В понедельник 13 марта, ближе к одиннадцати утра, ему почудилось, что в коридоре за дверью началась суматоха, беспорядочная беготня. Затем вдали послышался треск барабанов, какой бывает на военных похоронах. И тут же – траурный звон колоколов собора. Николай позвал надзирателя:
– Что происходит?
– Царя хоронят, ваше благородие.
Молнией вспыхнула надежда. Он всмотрелся в плоское лицо, низкий лоб стоявшего перед ним со связкой ключей в руке тюремщика и спросил тихо:
– Как? Николай I скончался?
Охранник с негодованием поглядел на него, быстро перекрестился и пробормотал:
– Кто вам сказал: «Николай I»? Храни его Господь в добром здравии! Это Александра Павловича доставили из Таганрога и опускают теперь в землю. Больше двух месяцев везли тело по матушке России…
Разочарование… Николай понурил голову. Барабаны внизу смолкли. Александр I, вслед за Петром Великим, Елизаветой, Екатериной, Павлом, упокоился в семейном склепе. По какой иронии судьбы государи и государыни всея Руси, когда заканчивается их царствование, отправляются на вечный покой за стены Петропавловской крепости – туда, где в двух шагах от них держат политических заключенных? Никто после смерти русского царя не находится ближе к нему, чем те, кому он выносил приговор при жизни.
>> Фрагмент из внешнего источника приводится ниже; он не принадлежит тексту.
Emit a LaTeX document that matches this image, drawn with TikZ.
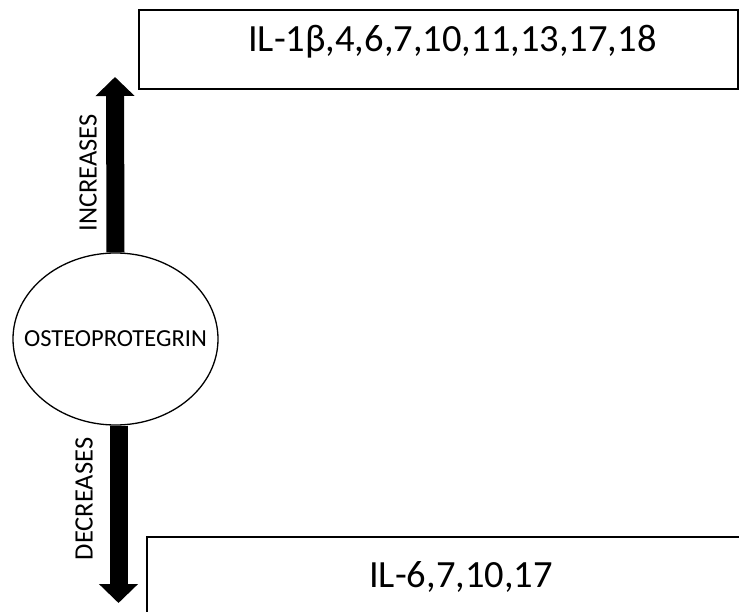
\documentclass[tikz,border=0pt]{standalone}
\usepackage{fontspec}
\setmainfont{Carlito}
\usetikzlibrary{shapes.geometric,arrows.meta}
\begin{document}
\begin{tikzpicture}[x=1pt,y=-1pt,
  boxframe/.style={draw, line width=1.8pt, rectangle, inner sep=0pt},
  bigtext/.style={font=\fontsize{38.5}{40}\selectfont, inner sep=0pt},
  sidetext/.style={font=\fontsize{26.5}{28}\selectfont, inner sep=0pt, rotate=90},
  fatarrow/.style={line width=18pt, -{Triangle[width=38pt,length=19pt]}}]
\useasboundingbox (0,0) rectangle (739,612);

% result boxes
\node[boxframe, minimum width=599pt, minimum height=79pt] (upbox) at (438.5,49.5) {};
\node[boxframe, minimum width=610pt, minimum height=90pt] (downbox) at (452,582) {};
\node[bigtext, anchor=base west] (uptext) at (248,52) {IL-1β,4,6,7,10,11,13,17,18};
\node[bigtext, anchor=base west] (downtext) at (369,587) {IL-6,7,10,17};

% central molecule
\node[draw, ellipse, line width=1.3pt, minimum width=205pt, minimum height=172pt,
      inner sep=0pt] (opg) at (115.5,339) {};
\node[font=\fontsize{24.5}{26}\selectfont, inner sep=0pt] (opgtext) at (opg.center) {OSTEOPROTEGRIN};

% effect arrows
\coordinate (uptip) at (115,77);
\coordinate (downtip) at (118.5,603);
\draw[fatarrow] (opg.north) -- (uptip);
\draw[fatarrow] ([xshift=3pt]opg.south) -- (downtip);
\node[sidetext] (inc) at (88,173) {INCREASES};
\node[sidetext] (dec) at (84,499) {DECREASES};
\end{tikzpicture}
\end{document}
Надзиратель между тем, почесав в затылке, вдруг снова заговорил, теперь уже совсем еле слышно:
– Не все ясно в этой истории! Знаете, по слухам, император-то Александр вовсе и не умер, и на его место в гроб положили чей-то чужой труп, а сам он, переодевшись крестьянином, удалился в монастырь, чтобы замолить там наши грехи. Вы можете в такое поверить?
– Нет, – покачал головой Николай.
– Но тогда почему усопшего государя хоронили в закрытом гробу? Почему не показали его народу, как обычно?
– Может быть, плохо забальзамировали тело?
– Помазанник Божий не нуждается в бальзамах, чтобы избежать тления!
– Тебе бы поговорить об этом с отцом Петром Мысловским…
– Да говорил я… А он назвал меня ослом. Как будто осел не имеет права вопросы задавать!
Тюремщик уже стоял на пороге, когда Озарёв снова окликнул его:
– Скажи, а не известно ли тебе, что стало со Степуховым?
– Нет… – приуныл тот. – Как пропал однажды, так его больше и не видели.
– А тебя как звать?
– Змейкин.
– Лет сколько тебе?
– Двадцать пять.
– Почему ты здесь, а не на воинской службе?
Змейкин почему-то забеспокоился, вытаращил глаза, скорчил гримасу.
– Согрешил, – проворчал он. – Сильно согрешил, – переступил порог, захлопнул дверь и с силой повернул ключ в замке.
Шесть дней спустя Николай лежал на постели в раздумьях. Вдруг – словно отражение его мыслей – зазвучала где-то мелодия военного марша. Музыка иных времен. По облакам зашагали полки.